**Work to do:** Nothing after the line with "plt.rcParams['font.family'] = ['Liberation" belongs in the copy; extract the lines below from the top through that line, pictures left out.

= = = =

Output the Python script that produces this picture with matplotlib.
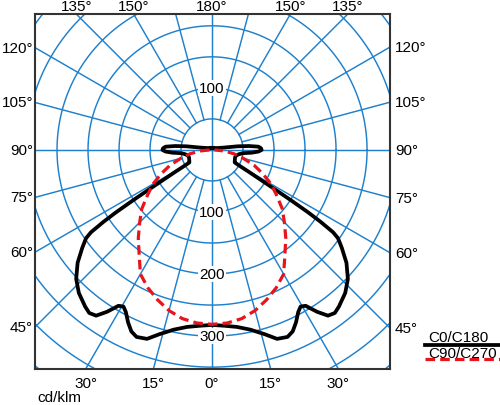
import numpy as np
import matplotlib
matplotlib.use('Agg')
import matplotlib.pyplot as plt
from matplotlib.lines import Line2D

plt.rcParams['font.family'] = ['Liberation Sans', 'DejaVu Sans']

# ---------------- data (cd/klm) ----------------
# C0/C180 plane (gamma in degrees, 0 = straight down)
gamma_c0 = [0, 4, 8, 12, 16, 19, 22, 24, 26, 28, 29.5, 31, 33, 35, 37, 39, 43, 46.5,
            50, 53, 55, 55.8, 56.5, 57, 57.5, 58, 58.5, 59.2, 60, 61, 63, 67, 72, 77,
            81, 84, 86, 88, 90, 92, 94, 96, 98, 101, 108, 120, 150, 180]
int_c0 = [282, 284, 288, 296, 309, 322, 325, 320, 309, 296, 290, 293, 311, 326, 329, 325, 315, 302,
          283, 262, 248, 236, 210, 185, 150, 115, 90, 70, 52, 42, 41, 40, 39, 40,
          44, 50, 64, 75, 80, 79, 75, 60, 42, 20, 10, 6, 4, 3]
int_c180 = list(int_c0)

# C90/C270 plane
gamma_c90 = [0, 5, 10, 15, 20, 25, 30, 35, 40, 45, 50, 55, 60, 65, 70, 75, 80, 85, 90]
int_c90 = [281, 280, 276, 268, 257, 245, 231, 205, 185, 165, 148, 127, 110, 90, 72, 52, 36, 20, 4]
int_c270 = list(int_c90)

ring_values = [50, 100, 150, 200, 250, 300, 350, 400, 450]
ring_labels_down = [100, 200, 300]
ring_labels_up = [100]
angle_labels = [0, 15, 30, 45, 60, 75, 90, 105, 120, 135, 150, 180]
legend_names = ['C0/C180', 'C90/C270']
unit_label = 'cd/klm'

# ---------------- figure ----------------
W, H = 500, 406
fig = plt.figure(figsize=(W / 100, H / 100), dpi=100)
ax = fig.add_axes([35 / W, (H - 370) / H, 355 / W, 355 / H])
XL = (-285.5, 287.0)
YL = (-353.0, 219.0)
ax.set_xlim(*XL)
ax.set_ylim(*YL)
ax.set_xticks([])
ax.set_yticks([])
for s in ax.spines.values():
    s.set_color('#333333')
    s.set_linewidth(1.5)

grid_c = '#1f80cc'
grid_lw = 1.05
t = np.linspace(0, 2 * np.pi, 721)
for r in ring_values:
    ax.plot(r * np.cos(t), r * np.sin(t), color=grid_c, lw=grid_lw, zorder=1)
for a in range(0, 360, 15):
    r0 = 0 if a % 90 == 0 else ring_values[0]
    ar = np.radians(a)
    ax.plot([r0 * np.sin(ar), 600 * np.sin(ar)], [-r0 * np.cos(ar), -600 * np.cos(ar)],
            color=grid_c, lw=grid_lw, zorder=1)


def to_xy(gam, inten, side):
    g = np.radians(np.asarray(gam, float))
    i = np.asarray(inten, float)
    return side * i * np.sin(g), -i * np.cos(g)


# C0/C180 curve: left half (C180) from 180 down to 0, then right (C0) from 0 to 180
xl, yl = to_xy(gamma_c0[::-1], int_c180[::-1], -1)
xr, yr = to_xy(gamma_c0, int_c0, 1)
ax.plot(np.concatenate([xl, xr]), np.concatenate([yl, yr]), color='black', lw=2.7,
        solid_joinstyle='round', zorder=4)

xl, yl = to_xy(gamma_c90[::-1], int_c270[::-1], -1)
xr, yr = to_xy(gamma_c90, int_c90, 1)
ax.plot(np.concatenate([xl, xr]), np.concatenate([yl, yr]), color='#e8141c', lw=2.3,
        dashes=(3.0, 1.6), zorder=5)

# ring labels
fs = 11
for v in ring_labels_down:
    ax.text(0, -v, str(v), ha='center', va='center', fontsize=fs, zorder=3,
            bbox=dict(boxstyle='square,pad=0.08', fc='white', ec='none'))
for v in ring_labels_up:
    ax.text(0, v, str(v), ha='center', va='center', fontsize=fs, zorder=3,
            bbox=dict(boxstyle='square,pad=0.08', fc='white', ec='none'))

# angle labels on the frame
px2pt = 0.72
for g in angle_labels:
    sides = [1] if g in (0, 180) else [-1, 1]
    for s in sides:
        gr = np.radians(g)
        dx, dy = s * np.sin(gr), -np.cos(gr)
        cands = []
        if abs(dx) > 1e-9:
            edge = XL[1] if dx > 0 else XL[0]
            cands.append((edge / dx, 'r' if dx > 0 else 'l'))
        if abs(dy) > 1e-9:
            edge = YL[1] if dy > 0 else YL[0]
            cands.append((edge / dy, 't' if dy > 0 else 'b'))
        tt, where = min(cands)
        px, py = tt * dx, tt * dy
        if where == 'l':
            off, ha, va = (-2, 0), 'right', 'center'
        elif where == 'r':
            off, ha, va = (5, 0), 'left', 'center'
        elif where == 't':
            off, ha, va = (0, 8), 'center', 'center'
        else:
            off, ha, va = (0, -14), 'center', 'center'
        ax.annotate(f'{g}°', (px, py), xytext=(off[0] * px2pt, off[1] * px2pt),
                    textcoords='offset points', ha=ha, va=va, fontsize=fs,
                    annotation_clip=False)

fig.text(37 / W, 1 - 402.5 / H, unit_label, ha='left', va='baseline', fontsize=fs)

# legend
fig.text(428 / W, 1 - 342 / H, legend_names[0], ha='left', va='baseline', fontsize=fs)
fig.add_artist(Line2D([425 / W, 1.0], [1 - 345.5 / H] * 2, transform=fig.transFigure,
                      color='black', lw=2.7))
fig.text(428 / W, 1 - 358 / H, legend_names[1], ha='left', va='baseline', fontsize=fs)
fig.add_artist(Line2D([425 / W, 1.0], [1 - 360 / H] * 2, transform=fig.transFigure,
                      color='#e8141c', lw=2.3, dashes=(3.0, 1.6)))

fig.savefig('out.png', dpi=100)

= = = =

**Worked answer:**
Output the Python script that produces this picture with matplotlib.
import numpy as np
import matplotlib
matplotlib.use('Agg')
import matplotlib.pyplot as plt
from matplotlib.lines import Line2D

plt.rcParams['font.family'] = ['Liberation Sans', 'DejaVu Sans']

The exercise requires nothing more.